Prof. David Weitz and Laurence Ramos demonstrate the ability to pattern a hydrophilic surface with hydrophobic features, allowing them to selectively coat a surface with colloids. The advantages of colloidal coatings are numerous: colloidal particles of precisely controlled size can be produced using many materials. These patterned surfaces offer an alternative to field-induced self-assembly of 2-D and 3-D structures and an opportunity to study the resulting growth processes.
Emulsions exhibit special adhesive properties that are useful in patterned surfaces. For example, surfactant molecules will coat a hydrophobic substrate, producing a monolayer of surfactant molecules that resembles the surface of the emulsion particles. Under the right experimental conditions (for example, salt concentration and temperature) the monolayer coating the hydrophobic surface will attract the emulsion particles. This paper demonstrates the phenomenon with micron scale hydrophobic patches on a hydrophilic surface. The emulsion is liquid-crystal droplets in water.
Substrate: A periodic lattice (100 microns square) of photoresist squares and blank "holes" is produced on a glass coverslip via standard masking and developing methods. The exposed glass is made hydrophobic by evaporating a silane solution off the surface. When the photoresist is removed, a regular lattice of alternating hydrophobic and hydrophilic squares results.
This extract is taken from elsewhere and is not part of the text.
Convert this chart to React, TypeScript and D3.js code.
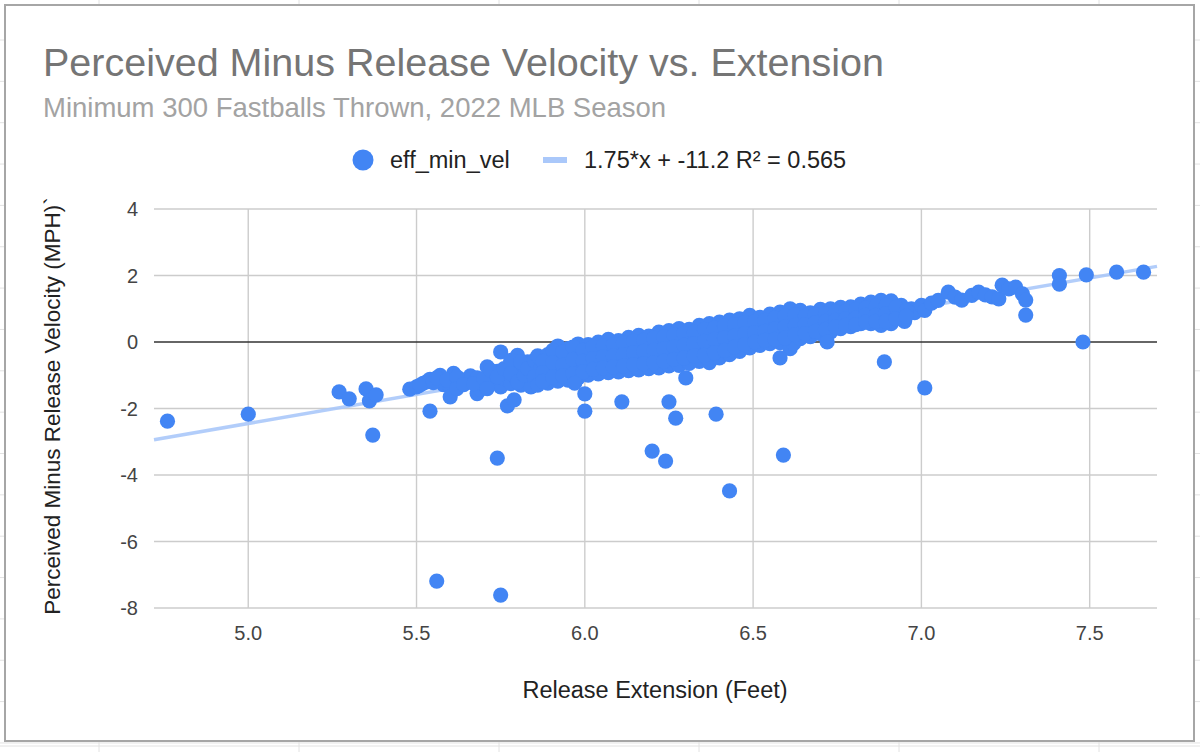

These steps are shown in Figure 1.
Emulsion: The liquid crystal emulsions consist of a few volume percent cyanobiphenyls in an aqueous solution of sodium dodecyl sulfate and sodium chloride. Sodium chloride concentration is manipulated to tune the attraction of the surfaces in the emulsion. This mixture is filtered to set the average particle size at 1um. During observation, the mixture is placed atop the patterned substrate, and sealed with an o ring and a coverslip. A typical optical image is shown in Figure 2.
Liquid crystal drops coalesced into larger, homogeneously-sized drops and adhered to the hydrophobic regions of 2-D hydrophobic/hydrophillic lattice (Figure 3 D/E/F). Patterning prevented the coalescence of polydisperse drops, as observed with purely hydrophobic or hydrophilic surfaces (Figure 3 B/C), and bulk mixtures (Figure 3 A).
The strengths of the technique are its relative indifference to the coating material contained within the emulsion, and precise pattern control it permits. The technique is promising for materials and phases that cannot be easily patterned at such small length scales. One could take advantage of the optical effects produced by the materials of interest, and the specific geometry of the substrate pattern. Furthermore, such substrates could yield a high-throughput test sample for studying crystallization, aggregation, and any number of processes under different surface conditions. (more complex substrate processing would be necessary to expand the library of surface conditions available on a single sample). The tradeoff for the technique's versatility is its sensitivity to temperature and salt concentration. For the method to be feasible, it is essential that 1) The desired material and phase exist within the range of parameters necessary for substrate-droplet adhesion, and 2) these parameters be reasonably and consistently achievable.
Soft Matter Connection
This paper is a great example of the power of surface interactions--by tuning surface interactions, researchers are able to use standard patterning methods to pattern, grow, and study materials that were previously unfeasible.